A conservative, preliminary estimate of total commercial activity that would be subject to the surcharge is $960 billion, which would produce an estimated $76 billion annually — enough to have a significant impact on the needed construction and upkeep of the nation’s roadways and also invest in electric charging and hydrogen fuel infrastructure.
Unlike the gas tax, this amount would be sensitive to inflation and economic trends. The revenue from a commercial activity surcharge would be immune to how the national vehicle fleet is fueled. And of course, the political benefit of removing the unpopular federal fuel tax for 225 million licensed drivers should not be overlooked.

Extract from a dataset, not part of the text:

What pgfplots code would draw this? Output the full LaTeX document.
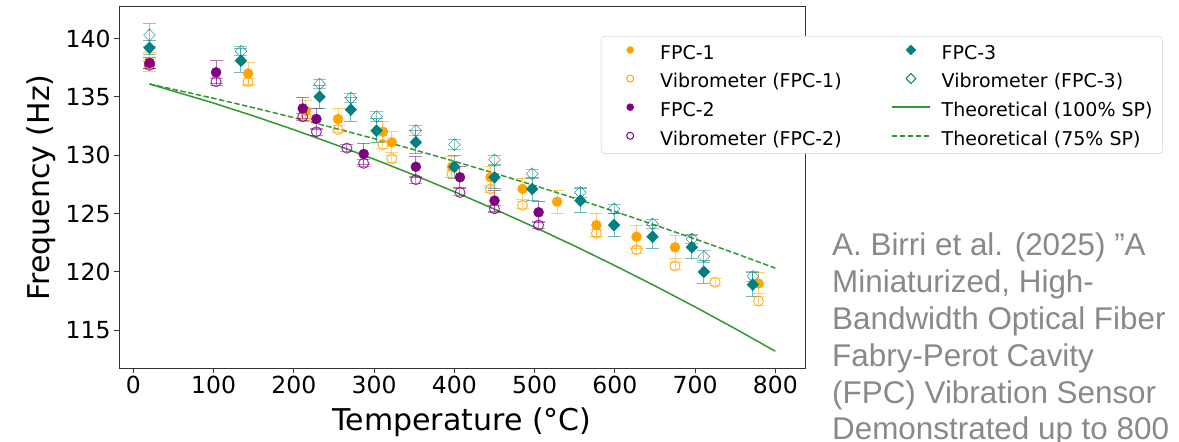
\documentclass[border=0pt]{standalone}
\usepackage{fontspec}
\setmainfont{DejaVu Sans}
\newfontfamily\sidefont{Liberation Sans}
\usepackage{pgfplots}
\pgfplotsset{compat=1.18}
\usepackage{pgfplotstable}

\definecolor{c1}{HTML}{FFA500}
\definecolor{c2}{HTML}{800080}
\definecolor{c3}{HTML}{008080}
\definecolor{cg}{HTML}{2E9A2E}
\definecolor{sidegray}{RGB}{137,137,137}

\pgfplotstableread{
T f e
20 138.0 0.8
143 137.0 0.95
215 133.8 0.9
255 133.1 0.9
311 132.0 0.9
322 131.1 0.9
397 129.0 0.9
445 128.1 0.9
485 127.1 0.9
528 126.0 1.0
577 124.0 1.0
627 123.0 1.0
675 122.1 1.0
779 119.0 0.9
}\fpcone
\pgfplotstableread{
T f e
20 137.8 0.4
143 136.3 0.3
215 133.3 0.3
255 132.2 0.3
311 130.9 0.3
322 129.7 0.3
397 128.4 0.3
445 127.1 0.3
485 125.7 0.3
577 123.3 0.3
627 121.9 0.3
675 120.5 0.3
725 119.1 0.3
779 117.5 0.4
}\vibone
\pgfplotstableread{
T f e
20 137.9 0.5
103 137.1 1.0
211 134.0 0.9
228 133.1 0.9
287 130.1 0.9
352 129.0 0.9
407 128.1 0.9
450 126.1 0.9
505 125.1 0.9
}\fpctwo
\pgfplotstableread{
T f e
20 137.7 0.3
103 136.3 0.3
211 133.3 0.3
228 132.0 0.3
266 130.6 0.3
287 129.3 0.3
352 127.9 0.3
407 126.8 0.3
450 125.4 0.3
505 124.0 0.3
}\vibtwo
\pgfplotstableread{
T f e
20 139.2 0.6
134 138.1 1.0
232 135.0 1.0
271 133.9 1.0
303 132.1 1.0
352 131.1 1.0
400 129.0 1.0
450 128.1 1.0
497 127.1 1.0
557 126.1 1.0
599 124.0 1.0
647 123.0 1.0
696 122.1 1.0
711 120.0 1.0
772 118.9 1.0
}\fpcthree
\pgfplotstableread{
T f e
20 140.3 1.0
134 138.9 0.4
232 136.1 0.4
271 134.9 0.4
303 133.3 0.4
352 132.1 0.4
400 130.9 0.4
450 129.6 0.4
497 128.4 0.4
557 126.8 0.4
599 125.4 0.4
647 124.1 0.4
696 122.8 0.4
711 121.3 0.5
772 119.6 0.4
}\vibthree
\pgfplotstableread{
T f
20 136.10
100 134.46
150 133.35
200 132.18
250 130.94
300 129.65
350 128.29
400 126.86
450 125.37
500 123.82
550 122.21
600 120.53
650 118.79
700 116.99
750 115.12
800 113.19
}\theofull
\pgfplotstableread{
T f
20 136.10
100 134.87
150 134.06
200 133.21
250 132.33
300 131.41
350 130.46
400 129.47
450 128.45
500 127.39
550 126.30
600 125.17
650 124.01
700 122.81
750 121.58
800 120.31
}\theoseventyfive

\pgfplotsset{
  filledpt/.style n args={3}{only marks, mark=#2, mark size=#3, color=#1,
    mark options={draw=#1, fill=#1},
    error bars/y dir=both, error bars/y explicit,
    error bars/error bar style={#1, opacity=0.55, line width=1pt},
    error bars/error mark options={rotate=90, mark size=6.5pt, #1, opacity=0.55, line width=1pt}},
  openpt/.style n args={3}{only marks, mark=#2, mark size=#3, color=#1,
    mark options={draw=#1, draw opacity=0.8, fill=none, line width=1pt},
    error bars/y dir=both, error bars/y explicit,
    error bars/error bar style={#1, opacity=0.45, line width=1pt},
    error bars/error mark options={rotate=90, mark size=6.5pt, #1, opacity=0.45, line width=1pt}},
  legmark/.style={legend image code/.code={
      \path[draw=none, fill=none] (0pt,-8pt) rectangle (38pt,8pt);
      \draw[##1] plot coordinates {(19pt,2pt)};}},
  legline/.style={legend image code/.code={
      \path[draw=none, fill=none] (0pt,-8pt) rectangle (38pt,8pt);
      \draw[##1] (0pt,2pt) -- (38pt,2pt);}},
}

\begin{document}
\begin{tikzpicture}
\useasboundingbox (0pt,0pt) rectangle (1179pt,442pt);
\begin{axis}[
  at={(119pt,74pt)}, anchor=south west,
  scale only axis, width=686pt, height=361pt,
  xmin=-18, xmax=837, ymin=111.75, ymax=142.7,
  xtick={0,100,...,800}, ytick={115,120,...,140},
  tick align=outside, xtick pos=left, ytick pos=left,
  major tick length=5pt,
  every tick/.style={black!80, line width=1pt},
  axis line style={black!80, line width=1pt},
  tick label style={font=\fontsize{23.5}{28}\selectfont},
  /pgf/number format/assume math mode=true,
  /pgf/number format/1000 sep={},
  xlabel={Temperature (°C)}, ylabel={Frequency (Hz)},
  label style={font=\fontsize{30}{36}\selectfont},
  xlabel style={at={(axis description cs:0.5,-0.172)}, anchor=base},
  ylabel style={at={(axis description cs:-0.102,0.5)}, anchor=base},
  legend columns=2,
  legend cell align=left,
  legend style={at={(axis description cs:0.7026,0.9197)}, anchor=north west,
    draw=black!20, fill=white, rounded corners=4pt,
    font=\fontsize{19}{23}\selectfont,
    nodes={inner sep=0pt},
    inner xsep=10pt, inner ysep=7pt,
    row sep=11pt, column sep=11pt},
]
\addplot[cg, line width=1.5pt, forget plot] table[x=T,y=f] \theofull;
\addplot[cg, line width=1.5pt, dash pattern=on 5.5pt off 2.4pt, forget plot] table[x=T,y=f] \theoseventyfive;

\addplot[forget plot, filledpt={c1}{*}{5pt}] table[x=T,y=f,y error=e] \fpcone;
\addplot[forget plot, openpt={c1}{o}{5pt}] table[x=T,y=f,y error=e] \vibone;
\addplot[forget plot, filledpt={c2}{*}{5pt}] table[x=T,y=f,y error=e] \fpctwo;
\addplot[forget plot, openpt={c2}{o}{5pt}] table[x=T,y=f,y error=e] \vibtwo;
\addplot[forget plot, openpt={c3}{diamond}{6pt}, mark options={xscale=1.3}] table[x=T,y=f,y error=e] \vibthree;
\addplot[forget plot, filledpt={c3}{diamond*}{6pt}, mark options={xscale=1.3}] table[x=T,y=f,y error=e] \fpcthree;

\addlegendimage{legmark, only marks, mark=*, mark size=3.5pt, c1}
\addlegendentry{\makebox[220pt][l]{FPC-1\strut}}
\addlegendimage{legmark, only marks, mark=diamond*, mark size=5pt, c3, mark options={xscale=1.3}}
\addlegendentry{FPC-3\strut}
\addlegendimage{legmark, only marks, mark=o, mark size=3.5pt, c1, mark options={line width=1pt}}
\addlegendentry{\makebox[220pt][l]{Vibrometer (FPC-1)\strut}}
\addlegendimage{legmark, only marks, mark=diamond, mark size=5pt, c3, mark options={line width=1pt, xscale=1.3}}
\addlegendentry{Vibrometer (FPC-3)\strut}
\addlegendimage{legmark, only marks, mark=*, mark size=3.5pt, c2}
\addlegendentry{\makebox[220pt][l]{FPC-2\strut}}
\addlegendimage{legline, cg, line width=1.5pt}
\addlegendentry{Theoretical (100\% SP)\strut}
\addlegendimage{legmark, only marks, mark=o, mark size=3.5pt, c2, mark options={line width=1pt}}
\addlegendentry{\makebox[220pt][l]{Vibrometer (FPC-2)\strut}}
\addlegendimage{legline, cg, line width=1.5pt, dash pattern=on 5.5pt off 2.4pt}
\addlegendentry{Theoretical (75\% SP)\strut}
\end{axis}
\begin{scope}[every node/.style={anchor=base west, inner sep=0pt, text=sidegray,
    font=\sidefont\fontsize{31.4}{35}\selectfont}]
\node at (832pt,186pt) {A. Birri et al. (2025) ”A};
\node at (832pt,149.2pt) {Miniaturized, High-};
\node at (832pt,112.4pt) {Bandwidth Optical Fiber};
\node at (832pt,75.6pt) {Fabry-Perot Cavity};
\node at (832pt,38.8pt) {(FPC) Vibration Sensor};
\node at (832pt,2pt) {Demonstrated up to 800};
\end{scope}
\end{tikzpicture}
\end{document}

Don’t assume that businesses will see this as a job-killing tax. Many businesses and organizations have been calling for raising the fuel tax, some significantly. Both the American Trucking Institute and the U.S. Chamber of Commerce have called for raising the fuel tax to provide needed investment in the system. Businesses know that a deteriorating transportation system, both in condition and performance, is a drag on business operations for which they bear the cost. They lose billions of dollars in lost time and repairs of damaged equipment every year. Investments in transportation create jobs and produce efficiencies, such as dependable deliveries and reduced accidents.
Finally, a commercial activity surcharge makes sense constitutionally. Historically, justification for federal support of transportation has been through the Interstate Commerce Clause of the Constitution. Applying the surcharge to actual commerce conducted on public roadways not only solves the long-term fiscal crisis facing America’s roadways and more fairly allocates the cost with the benefits, but it also better aligns our revenue system with the constitutional intent of our forefathers.
A commercial activity surcharge is easy and fair. It’s time to ditch the gas tax for good.